RECORDED INFORMATION:

———

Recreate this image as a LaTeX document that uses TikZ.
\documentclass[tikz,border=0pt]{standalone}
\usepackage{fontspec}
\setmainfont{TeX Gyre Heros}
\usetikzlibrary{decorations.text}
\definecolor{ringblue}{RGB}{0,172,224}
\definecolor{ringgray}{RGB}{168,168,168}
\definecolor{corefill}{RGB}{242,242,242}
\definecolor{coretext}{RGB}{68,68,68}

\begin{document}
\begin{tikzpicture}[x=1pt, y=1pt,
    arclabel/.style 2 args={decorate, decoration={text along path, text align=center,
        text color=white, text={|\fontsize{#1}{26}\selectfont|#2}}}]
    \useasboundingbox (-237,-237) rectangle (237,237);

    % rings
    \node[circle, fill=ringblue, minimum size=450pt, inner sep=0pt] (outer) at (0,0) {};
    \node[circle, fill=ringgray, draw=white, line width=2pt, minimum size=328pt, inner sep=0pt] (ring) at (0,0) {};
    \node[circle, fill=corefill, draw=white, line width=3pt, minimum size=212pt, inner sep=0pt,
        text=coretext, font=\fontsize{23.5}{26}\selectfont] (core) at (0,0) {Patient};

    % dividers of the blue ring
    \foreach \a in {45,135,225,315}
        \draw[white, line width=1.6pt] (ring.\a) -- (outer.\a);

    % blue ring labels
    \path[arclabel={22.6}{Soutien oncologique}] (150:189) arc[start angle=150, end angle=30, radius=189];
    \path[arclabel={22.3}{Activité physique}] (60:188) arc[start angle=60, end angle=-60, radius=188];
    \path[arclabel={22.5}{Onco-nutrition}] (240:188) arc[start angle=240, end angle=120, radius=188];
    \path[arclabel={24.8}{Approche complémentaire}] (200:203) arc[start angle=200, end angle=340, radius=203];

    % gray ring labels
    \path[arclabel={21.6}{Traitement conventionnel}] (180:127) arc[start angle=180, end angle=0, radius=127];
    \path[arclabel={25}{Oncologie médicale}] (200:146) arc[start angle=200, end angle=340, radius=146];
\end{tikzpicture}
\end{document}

———

TASK DIRECTIONS:
Look at the material above and copy, word for word, its lines from the first through the one containing "(-237,-237) rectangle (237,237);".

REPLY TO THE EXERCISE:
Recreate this image as a LaTeX document that uses TikZ.
\documentclass[tikz,border=0pt]{standalone}
\usepackage{fontspec}
\setmainfont{TeX Gyre Heros}
\usetikzlibrary{decorations.text}
\definecolor{ringblue}{RGB}{0,172,224}
\definecolor{ringgray}{RGB}{168,168,168}
\definecolor{corefill}{RGB}{242,242,242}
\definecolor{coretext}{RGB}{68,68,68}

\begin{document}
\begin{tikzpicture}[x=1pt, y=1pt,
    arclabel/.style 2 args={decorate, decoration={text along path, text align=center,
        text color=white, text={|\fontsize{#1}{26}\selectfont|#2}}}]
    \useasboundingbox (-237,-237) rectangle (237,237);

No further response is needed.